What is an Operating Agreement and why is it important for a Texas LLC?
An Operating Agreement is a crucial document for Limited Liability Companies (LLCs) in Texas, as it outlines the ownership and membership duties, responsibilities, rights, and the operating procedures of the business. Although Texas law does not mandate LLCs to have an Operating Agreement, having one in place is highly recommended. It provides clarity and structure, helps to protect the business owners' personal assets from the company's liabilities, and ensures that the business runs according to the owners' specific instructions rather than default state laws.
Does Texas require LLCs to have an Operating Agreement?
No, the state of Texas does not require LLCs to file an Operating Agreement with the Secretary of State or any other state agency. However, it is considered a best practice to create and maintain one to govern the internal operations of the LLC more effectively. This document is primarily for the benefit of the LLC members themselves.
What are the key elements that should be included in a Texas Operating Agreement?
A comprehensive Texas Operating Agreement should ideally include the following elements: the LLC's name and primary place of business, member ownership percentages, capital contributions of each member, management structure and voting rights, rules for meetings and decision-making processes, procedures for admitting new members, terms and conditions for the transfer of membership interests, and policies regarding dissolution and winding up of the business.
Can a single-member LLC have an Operating Agreement in Texas?
Yes, a single-member LLC in Texas can—and should—have an Operating Agreement. Even though there is only one member, this document is vital as it reinforces the separation between the owner's personal and business assets, potentially safeguarding the owner's personal assets from business-related liabilities. Additionally, it can help establish the business's credibility with financial institutions and other parties.
How does an Operating Agreement protect members of a Texas LLC?
An Operating Agreement protects members of a Texas LLC by clearly defining each member’s financial and managerial rights and responsibilities, thus minimizing disputes among members.
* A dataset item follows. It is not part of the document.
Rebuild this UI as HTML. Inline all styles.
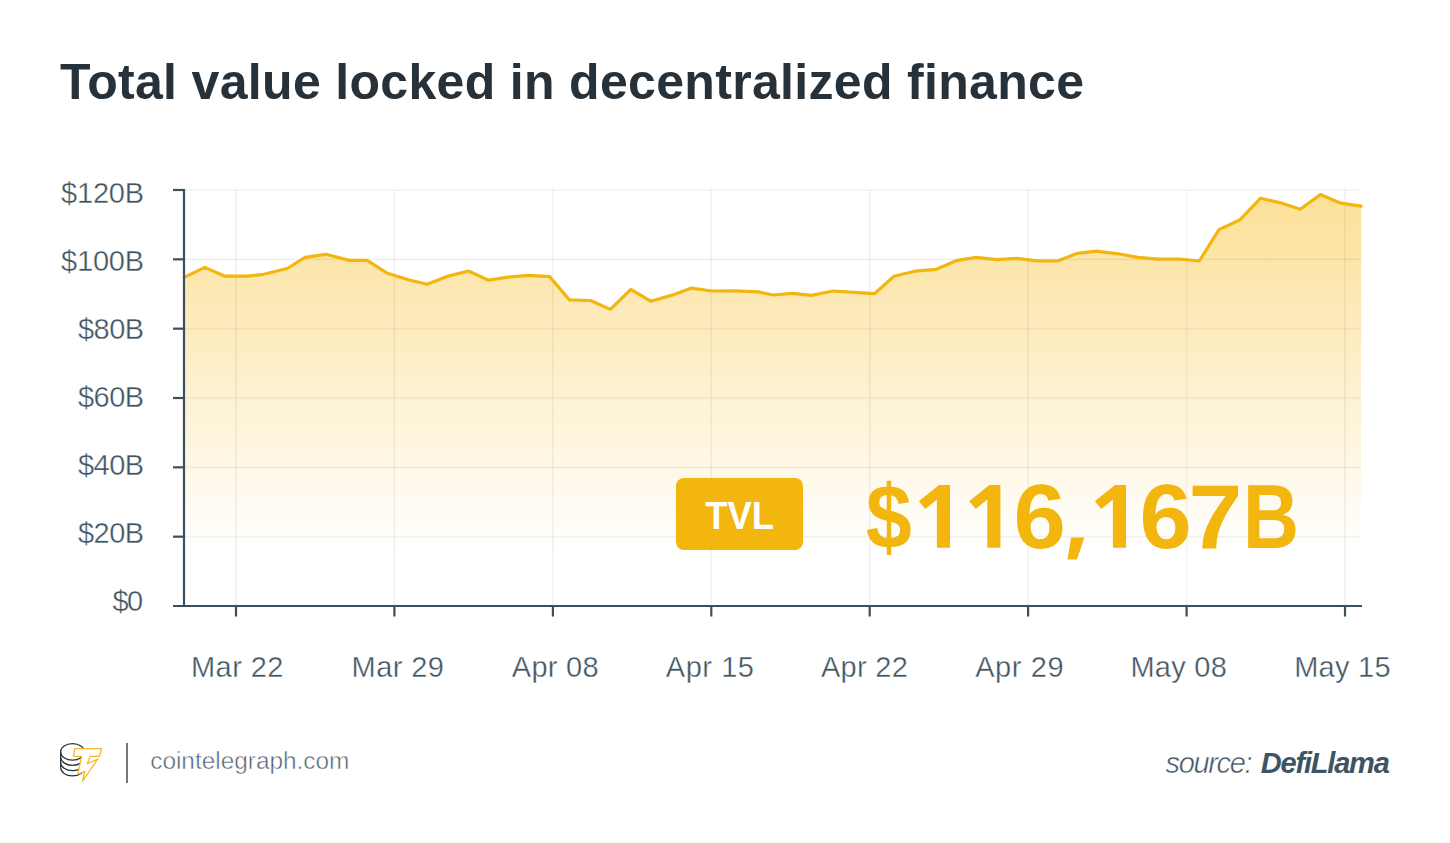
<!DOCTYPE html>
<html><head><meta charset="utf-8">
<style>
html,body{margin:0;padding:0;background:#fff;}
body{width:1450px;height:843px;overflow:hidden;position:relative;font-family:"Liberation Sans",sans-serif;}
svg{position:absolute;left:0;top:0;}
</style></head>
<body>
<svg width="1450" height="843" viewBox="0 0 1450 843">
<defs>
<linearGradient id="fg" x1="0" y1="190" x2="0" y2="550" gradientUnits="userSpaceOnUse">
<stop offset="0" stop-color="#f8b914" stop-opacity="0.45"/>
<stop offset="1" stop-color="#f8b914" stop-opacity="0"/>
</linearGradient>
</defs>
<text x="60" y="99" font-family="Liberation Sans" font-weight="bold" font-size="50" fill="#27313a" textLength="1024" lengthAdjust="spacing">Total value locked in decentralized finance</text>
<polygon points="184.1,277.4 204.8,267.4 225.0,276.2 247.8,276.2 263.8,274.3 287.1,268.5 305.2,257.4 325.9,254.3 349.5,260.4 367.1,260.4 386.7,272.9 408.4,279.8 427.1,284.3 447.2,276.4 468.6,271.0 488.4,280.2 508.1,277.1 528.3,275.3 549.8,276.7 569.4,299.9 590.5,300.5 610.3,309.4 630.8,289.5 650.7,301.2 671.4,295.4 691.5,288.1 711.7,291.0 734.5,290.8 758.6,291.9 773.1,295.0 792.8,293.3 811.4,295.4 833.1,291.0 853.8,292.4 874.5,293.7 894.0,276.2 914.7,271.2 936.4,269.3 956.0,260.7 976.2,257.4 996.9,259.7 1016.5,258.3 1037.1,260.8 1058.3,260.8 1077.4,253.3 1096.5,251.2 1118.3,253.8 1137.9,257.4 1158.6,259.2 1179.2,259.0 1199.3,261.0 1219.0,229.6 1240.1,219.7 1260.4,198.3 1279.6,202.6 1300.2,209.3 1320.4,194.6 1340.9,203.2 1361.1,206.2 1361.1,606 184,606" fill="url(#fg)"/>
<g stroke="#000" stroke-opacity="0.055" stroke-width="1.6"><line x1="184" y1="190" x2="1361" y2="190"/><line x1="184" y1="259.33" x2="1361" y2="259.33"/><line x1="184" y1="328.67" x2="1361" y2="328.67"/><line x1="184" y1="398" x2="1361" y2="398"/><line x1="184" y1="467.33" x2="1361" y2="467.33"/><line x1="184" y1="536.67" x2="1361" y2="536.67"/><line x1="236" y1="190" x2="236" y2="606"/><line x1="394.4" y1="190" x2="394.4" y2="606"/><line x1="552.9" y1="190" x2="552.9" y2="606"/><line x1="711.3" y1="190" x2="711.3" y2="606"/><line x1="869.7" y1="190" x2="869.7" y2="606"/><line x1="1028.1" y1="190" x2="1028.1" y2="606"/><line x1="1186.6" y1="190" x2="1186.6" y2="606"/><line x1="1345" y1="190" x2="1345" y2="606"/></g>
<polyline points="184.1,277.4 204.8,267.4 225.0,276.2 247.8,276.2 263.8,274.3 287.1,268.5 305.2,257.4 325.9,254.3 349.5,260.4 367.1,260.4 386.7,272.9 408.4,279.8 427.1,284.3 447.2,276.4 468.6,271.0 488.4,280.2 508.1,277.1 528.3,275.3 549.8,276.7 569.4,299.9 590.5,300.5 610.3,309.4 630.8,289.5 650.7,301.2 671.4,295.4 691.5,288.1 711.7,291.0 734.5,290.8 758.6,291.9 773.1,295.0 792.8,293.3 811.4,295.4 833.1,291.0 853.8,292.4 874.5,293.7 894.0,276.2 914.7,271.2 936.4,269.3 956.0,260.7 976.2,257.4 996.9,259.7 1016.5,258.3 1037.1,260.8 1058.3,260.8 1077.4,253.3 1096.5,251.2 1118.3,253.8 1137.9,257.4 1158.6,259.2 1179.2,259.0 1199.3,261.0 1219.0,229.6 1240.1,219.7 1260.4,198.3 1279.6,202.6 1300.2,209.3 1320.4,194.6 1340.9,203.2 1361.1,206.2" fill="none" stroke="#f2b60f" stroke-linecap="round" stroke-width="3.2" stroke-linejoin="round"/>
<g stroke="#3b4f5c" stroke-width="2.2">
<line x1="184" y1="189" x2="184" y2="607"/>
<line x1="173" y1="606" x2="1362" y2="606"/>
<line x1="173" y1="190" x2="184" y2="190"/><line x1="173" y1="259.33" x2="184" y2="259.33"/><line x1="173" y1="328.67" x2="184" y2="328.67"/><line x1="173" y1="398" x2="184" y2="398"/><line x1="173" y1="467.33" x2="184" y2="467.33"/><line x1="173" y1="536.67" x2="184" y2="536.67"/><line x1="236" y1="606" x2="236" y2="616.5"/><line x1="394.4" y1="606" x2="394.4" y2="616.5"/><line x1="552.9" y1="606" x2="552.9" y2="616.5"/><line x1="711.3" y1="606" x2="711.3" y2="616.5"/><line x1="869.7" y1="606" x2="869.7" y2="616.5"/><line x1="1028.1" y1="606" x2="1028.1" y2="616.5"/><line x1="1186.6" y1="606" x2="1186.6" y2="616.5"/><line x1="1345" y1="606" x2="1345" y2="616.5"/>
</g>
<g font-family="Liberation Sans" font-size="29" fill="#3f5563" stroke="#fff" stroke-width="0.35"><text x="61.0" y="202.7" textLength="83.1" lengthAdjust="spacing">$120B</text><text x="61.0" y="270.7" textLength="83.1" lengthAdjust="spacing">$100B</text><text x="77.9" y="338.7" textLength="66.2" lengthAdjust="spacing">$80B</text><text x="77.9" y="406.8" textLength="66.2" lengthAdjust="spacing">$60B</text><text x="77.9" y="474.8" textLength="66.2" lengthAdjust="spacing">$40B</text><text x="77.9" y="542.8" textLength="66.2" lengthAdjust="spacing">$20B</text><text x="112.4" y="610.8" textLength="30.7" lengthAdjust="spacing">$0</text></g>
<g font-family="Liberation Sans" font-size="29" fill="#3f5563" stroke="#fff" stroke-width="0.35"><text x="191.0" y="676.9" textLength="92.5" lengthAdjust="spacing">Mar 22</text><text x="351.6" y="676.9" textLength="92.2" lengthAdjust="spacing">Mar 29</text><text x="511.8" y="676.9" textLength="86.8" lengthAdjust="spacing">Apr 08</text><text x="665.8" y="676.9" textLength="88.2" lengthAdjust="spacing">Apr 15</text><text x="821.0" y="676.9" textLength="86.8" lengthAdjust="spacing">Apr 22</text><text x="975.2" y="676.9" textLength="88.4" lengthAdjust="spacing">Apr 29</text><text x="1130.4" y="676.9" textLength="96.4" lengthAdjust="spacing">May 08</text><text x="1294.2" y="676.9" textLength="96.4" lengthAdjust="spacing">May 15</text></g>
<rect x="676" y="478" width="127" height="72" rx="8" fill="#f2b60f"/>
<text x="705.2" y="528.9" font-family="Liberation Sans" font-weight="bold" font-size="39.3" fill="#fff" textLength="68.8" lengthAdjust="spacingAndGlyphs">TVL</text>
<g font-family="Liberation Sans" font-weight="bold" font-size="91.2" fill="#f2b60f"><text x="865.8" y="547.7" textLength="46.0" lengthAdjust="spacingAndGlyphs">$</text><text x="1013.6" y="547.7" textLength="52.4" lengthAdjust="spacingAndGlyphs">6</text><text x="1139.4" y="547.7" textLength="52.2" lengthAdjust="spacingAndGlyphs">6</text><text x="1188.6" y="547.7" textLength="53.8" lengthAdjust="spacingAndGlyphs">7</text><text x="1243.0" y="547.7" textLength="56.0" lengthAdjust="spacingAndGlyphs">B</text><path transform="translate(0,0)" d="M938.9,484.9 L950,484.9 L950,547.8 L936.9,547.8 L936.9,499.4 L925.3,509 L918.9,501.3 Z"/><path transform="translate(50.4,0)" d="M938.9,484.9 L950,484.9 L950,547.8 L936.9,547.8 L936.9,499.4 L925.3,509 L918.9,501.3 Z"/><path transform="translate(176.0,0)" d="M938.9,484.9 L950,484.9 L950,547.8 L936.9,547.8 L936.9,499.4 L925.3,509 L918.9,501.3 Z"/><path d="M1071.2,537.6 L1084.4,537.6 L1076.9,559.6 L1067.4,559.6 Z"/></g>
<g fill="none" stroke="#27313a" stroke-width="1.25">
<ellipse cx="72.5" cy="751.9" rx="11.9" ry="8.3"/>
<path d="M60.6,757 A11.9,8.3 0 0 0 84.4,757"/>
<path d="M60.6,762.4 A11.9,8.3 0 0 0 84.4,762.4"/>
<path d="M60.6,767.6 A11.9,8.3 0 0 0 84.4,767.6"/>
<path d="M60.6,751.9 V767.6"/>
</g>
<path d="M74.8,748.5 L101.5,748.5 L99.5,756.3 L90.2,756.3 L87.5,763.5 L97.6,759.2 L82.4,781.4 L84.8,771.2 L77.9,774.2 L81.6,756.3 L73.6,756.3 Z" fill="#fff" stroke="#f3b92a" stroke-width="1.25" stroke-linejoin="miter"/>
<line x1="127" y1="743" x2="127" y2="783" stroke="#777" stroke-width="2"/>
<text x="150.2" y="769.1" font-family="Liberation Sans" font-size="24.4" fill="#4f6472" stroke="#fff" stroke-width="0.5" textLength="199.2" lengthAdjust="spacing">cointelegraph.com</text>
<text x="1165.6" y="773.1" font-family="Liberation Sans" font-size="29" fill="#3e5462" stroke="#fff" stroke-width="0.5" font-style="italic" textLength="87.0" lengthAdjust="spacing">source:</text>
<text x="1260.8" y="773.1" font-family="Liberation Sans" font-size="29" fill="#3e5462" font-style="italic" font-weight="bold" textLength="129.0" lengthAdjust="spacing">DefiLlama</text>
</svg>
</body></html>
It offers protection against misunderstandings by setting forth how decisions are made, profits and losses are shared, and what happens if a member wants to leave, sell, or transfer their interest in the company. Additionally, it reinforces the LLC's limited liability status, helping to ensure that members are not personally liable for the business's debts and liabilities.
Do all members need to sign the Operating Agreement in Texas?
While Texas law does not explicitly require all members of an LLC to sign the Operating Agreement, it is strongly advised that all members do so. Having all members sign the agreement underscores the consent and commitment of every member to abide by its terms and provisions. This can be pivotal in the event of disputes or legal challenges, serving as a binding contract among members.
How can an Operating Agreement be modified?
The Operating Agreement itself should lay out the procedures for making amendments. Typically, modifications require a certain percentage of member approval, as specified in the agreement. It's important for any changes to be documented in writing and signed by all members who agree to the modifications, ensuring that the updated agreement accurately reflects the current understanding and agreement of the members.
Where should the Operating Agreement be kept?
While the Operating Agreement does not need to be filed with any state agency in Texas, it is important to keep it in a safe and accessible place. This document should be kept at the principal place of business along with other important business records. Each member should have a copy, ensuring that they can refer to it as needed to guide the business's operation and resolve any disputes or questions that may arise.